Inplace operation breaks computation graph

zerodecoder · August 5, 2020, 6:34pm

Hi! I am trying to create a model that makes predictions and updates the current state based on this. However, when I try keep track of the state and updating this, the computation graph seems to break. How do I address this issue/is there something I’m doing incorrectly in my code:

import torch
import torch.nn as nn
from copy import deepcopy
import math
from torch.nn import Linear, ModuleList, Sequential, ReLU
torch.manual_seed(0)
import numpy as np

class FeedForward():
    def __init__(self, input_size, hidden_size):
        self.input_size = input_size
        self.hidden_size  = hidden_size
        self.mlp = Sequential(
            torch.nn.Linear(self.input_size, self.hidden_size),
            torch.nn.ReLU(),
            torch.nn.Linear(self.hidden_size, 1),
            torch.nn.Sigmoid()
        )

    def forward(self, x):
        output = self.mlp(x)
        return output

model = FeedForward(8,32)

z = torch.tensor([math.pi/2.3], dtype=torch.float64)
curr_state = torch.tensor([[0, 1, z]]) #state variables, (for ex pos, vel, accel)
curr_state = curr_state.repeat(5,1) #batch size of 5, all with same curr_state

opt = torch.optim.Adam(model.mlp.parameters(), lr=1e-3)

next_pos = curr_state[:,0] #assume this is current_pos
for ep in range(10):
    with torch.autograd.set_detect_anomaly(True):
        print(ep)
        opt.zero_grad()
        x = torch.rand(5, 8) 
        y = torch.rand(5, 1)

        delta_pos = model.mlp(x)
        #next_pos = next_pos.detach() --- note adding this fixes this issue. why is this needed? will this solve the issue?
        next_pos = next_pos + delta_pos

        loss = torch.sum((next_pos-y)**2)
        print(loss)
        loss.backward(retain_graph=True) 
        opt.step()

Thanks!

mariosasko · August 5, 2020, 9:53pm

The code you provided works fine on my machine.
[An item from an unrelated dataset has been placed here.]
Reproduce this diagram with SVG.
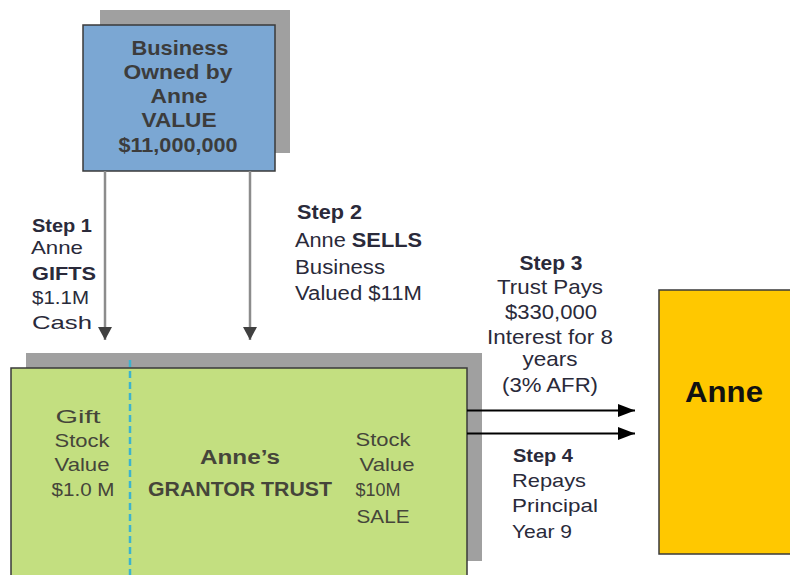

Make sure you have the newest version of PyTorch.

There is an error if you change retain_graph to False in the backward() call and in that case I think this thread will be helpful.
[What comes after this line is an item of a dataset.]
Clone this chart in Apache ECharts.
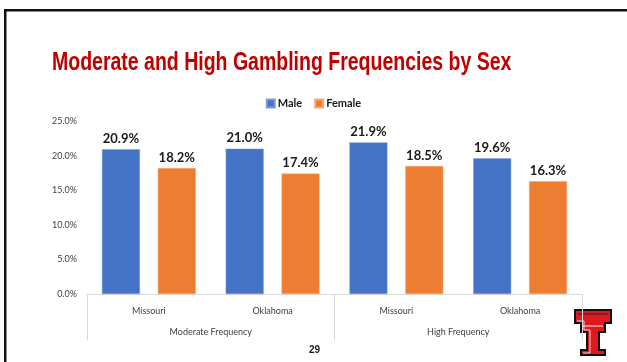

In PyTorch, after the backward call, it is not allowed to call the backward again on the same graph (or part of it) unless it is a leaf node of that graph (because the backward pass frees the buffers stored by the autograd engine). next_pos is a part of the graph that is build in the first iteration. By detaching it (so it’s no longer a part of the graph), next_pos becomes a leaf node and everything works fine. Otherwise, the error is raised since next_pos was used in the previous backward call.

Here is a snippet that makes the erorr more obvious

# dummy forward pass (the engine records it)
a = torch.tensor(10., requires_grad=True)
b = a * 3
c = b - 1.5

# now it works 
c.backward()

# this will work
# (a + b.detach()).backward()

# error
(a + b).backward()